Identifying Quaacoson Ridge would be a valuable contribution to local historical knowledge for several reasons:

  1. Place-names and specific sites associated with the local Indian tribes are relatively rare. Aside from a handful of settlements (mostly reservations) mentioned in late 17th to mid-18th-century sources, we don’t know of all that many specific places that were important to them.
  2. We know even less about Indian activities in this particular neighborhood, or in the neighborhood of the Pocomoke Swamp in general.
  3. Like us, Indians used relatively permanent routes to travel from one place to another. Locating such sites can help us to identify the routes used to get to them. Was there a path leading to Quaacoson Ridge? Could it be the basis of a modern road? Or — perhaps more likely — was the ridge reached by water?
  4. Determining the approximate location of Quaacoson Ridge contributes to our understanding of local Indian mortuary customs (or at least it raises more questions for us to attempt to answer). The site is far from any known Indian settlement, in one of the last neighborhoods to be developed by Europeans. Why? Did the local tribes always build quiacason houses on the outskirts of their societies, unlike others who are known to have built them in or near their villages? Or did the choice of location reflect a desire to conceal quiacason houses from the colonists, who had been known to damage or rob them on more than one occasion?

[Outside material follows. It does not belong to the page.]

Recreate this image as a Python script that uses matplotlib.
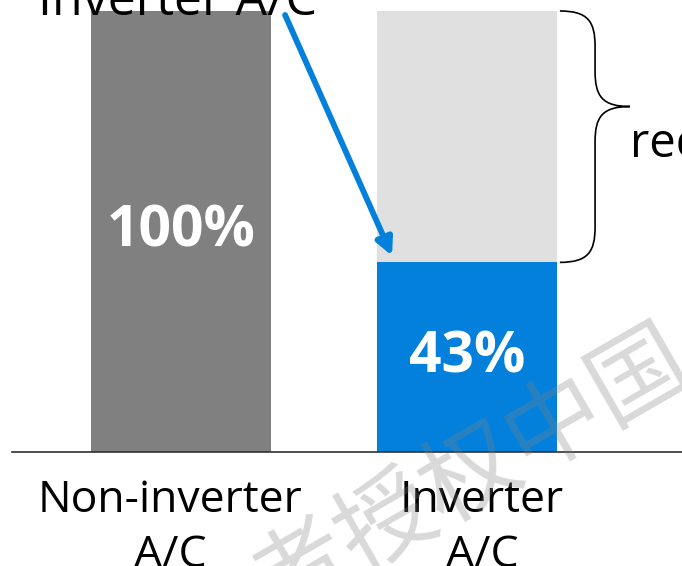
import matplotlib.pyplot as plt
import matplotlib.transforms as mtransforms
from matplotlib.path import Path
from matplotlib.patches import PathPatch

plt.rcParams['font.family'] = ['Open Sans', 'DejaVu Sans']

categories = ['Non-inverter\nA/C', 'Inverter\nA/C']
energy = [100, 43]          # energy use, % of the non-inverter unit
labels = ['100%', '43%']
total = 100

grey = '#808080'
blue = '#0280DC'
pale = '#E0E0E0'

fig = plt.figure(figsize=(6.82, 5.66), dpi=100)
ax = fig.add_axes([12 / 682, 114 / 566, 670 / 682, 441 / 566])

x = list(range(len(categories)))
width = 0.63

# saved part sits on top of the inverter bar
ax.bar(x[1], total - energy[1], width, bottom=energy[1], color=pale, zorder=1)
ax.bar(x, energy, width, color=[grey, blue], zorder=2)

for xi, val, lab in zip(x, energy, labels):
    ax.text(xi, val / 2, lab, ha='center', va='center', color='white',
            fontsize=41, fontweight='bold', zorder=3)

ax.set_xlim(-0.591, 1.752)
ax.set_ylim(0, total)
ax.set_xticks(x)
ax.set_xticklabels(categories, fontsize=32, linespacing=1.33)
ax.tick_params(axis='x', length=0, pad=19)
# nudge the category names a little sideways
for lab, dx in zip(ax.get_xticklabels(), [-0.11, 0.15]):
    lab.set_transform(lab.get_transform() +
                      mtransforms.ScaledTranslation(dx, 0, fig.dpi_scale_trans))
ax.set_yticks([])
for side in ['left', 'right', 'top']:
    ax.spines[side].set_visible(False)
ax.spines['bottom'].set_color('#303030')
ax.spines['bottom'].set_linewidth(1.2)

# caption and arrow down to the inverter bar
ax.text(-0.012, 99.1, 'Inverter A/C', ha='center', va='baseline', fontsize=36,
        clip_on=False, zorder=4)
ax.annotate('', xy=(x[1] - 0.262, energy[1] + 1.5), xytext=(0.364, 99.1),
            arrowprops=dict(arrowstyle='-|>,head_length=1.0,head_width=0.5',
                            color=blue, lw=4.2, shrinkA=0, shrinkB=0),
            annotation_clip=False, zorder=4)

# curly brace beside the saved part
bot, top = energy[1], total
tip = bot + 0.62 * (top - bot)
x0, xm, xt = 1.325, 1.448, 1.570
r = 8
verts = [
    (x0, top), (x0 + 0.8 * (xm - x0), top), (xm, top - 0.3 * r), (xm, top - r),
    (xm, tip + r),
    (xm, tip + 0.3 * r), (xm + 0.2 * (xt - xm), tip), (xt, tip),
    (xm + 0.2 * (xt - xm), tip), (xm, tip - 0.3 * r), (xm, tip - r),
    (xm, bot + r),
    (xm, bot + 0.3 * r), (x0 + 0.8 * (xm - x0), bot), (x0, bot),
]
codes = [Path.MOVETO, Path.CURVE4, Path.CURVE4, Path.CURVE4,
         Path.LINETO,
         Path.CURVE4, Path.CURVE4, Path.CURVE4,
         Path.CURVE4, Path.CURVE4, Path.CURVE4,
         Path.LINETO,
         Path.CURVE4, Path.CURVE4, Path.CURVE4]
ax.add_patch(PathPatch(Path(verts, codes), fill=False, lw=1.2,
                       edgecolor='black', clip_on=False, zorder=4))
ax.text(1.57, 66.9, 'reduction', ha='left', va='baseline', fontsize=34,
        clip_on=False)

# watermark
fig.text(430 / 682, 1 - 500 / 566, '作者授权中国', fontsize=70, rotation=30,
         ha='center', va='center', color=grey, alpha=0.3,
         family=['Noto Sans CJK SC', 'DejaVu Sans'], zorder=10)

fig.savefig('out.png', dpi=100)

  5. The location of the ridge could also shed light on the origins of the local roofed grave custom. If Candidate B is Quaacoson Ridge, then it’s very likely that the ancestors or close relatives of John C. West (1814 – 1858), who was buried under a roofed grave near Trap Pond, lived on a ridge associated with Indian mortuary houses. That wouldn’t prove anything, but it would be very interesting. Even if Candidate A is the correct feature, it’s still close enough to the Bethel Church cemetery, as well as some of the oldest local West lands, to be related to the roofed grave custom.